I'm creating custom forum software for a site I'm building, which includes 2 tables (that are relevant to this question): topics
and posts
. A post belongs to a topic, and the topic contains the subject, while each post contains the body.
Here is the basic table structures with the columns relevant to my question:
CREATE TABLE topics (
id bigserial NOT NULL,
title varchar(128) NOT NULL,
created timestamp with time zone NOT NULL default NOW(),
updated timestamp with time zone NOT NULL default NOW(),
PRIMARY KEY (id)
);
CREATE TABLE posts (
id bigserial NOT NULL,
topic_id bigint NOT NULL REFERENCES topics(id) ON DELETE CASCADE,
body text NOT NULL,
created timestamp with time zone NOT NULL default NOW(),
updated timestamp with time zone NOT NULL default NOW(),
PRIMARY KEY (id)
);
Here are my two options on building fulltext indexes.

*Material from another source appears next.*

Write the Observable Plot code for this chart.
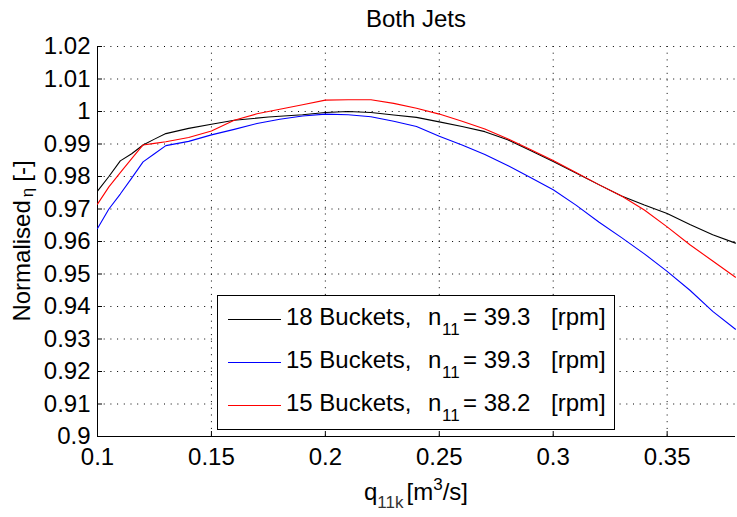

Option 1: Create dynamic tsvector indexes on title/body columns.
CREATE INDEX topics_title_idx ON topics USING gin(to_tsvector(title));
CREATE INDEX posts_body_idx ON posts USING gin(to_tsvector(body));
Option 2: Create extra columns to hold tsvector-ized title/body data, and add indexes on those.
ALTER TABLE topics ADD COLUMN topics_vector tsvector NOT NULL;
CREATE TRIGGER topics_ins BEFORE INSERT OR UPDATE ON topics FOR EACH ROW EXECUTE PROCEDURE tsvector_update_trigger(title_vector, 'pg_catalog.english', title);
CREATE INDEX topics_title_idx ON topics USING gin(title_vector);
ALTER TABLE posts ADD COLUMN posts_vector tsvector NOT NULL;
CREATE TRIGGER posts_ins BEFORE INSERT OR UPDATE ON posts FOR EACH ROW EXECUTE PROCEDURE tsvector_update_trigger(body_vector, 'pg_catalog.english', body);
CREATE INDEX posts_body_idx ON posts USING gin(body_vector);
I'm debating between the two since option 1 will save me disk space, but provide slower searches, and option 2 will require additional disk space while providing faster searches.
Let's pretend there are 20 new topics & 100 new posts per day. Which would you choose? What if the number of topics/posts per day way twice that? Five times that? Ten times? Does your decision of one vs. the other change?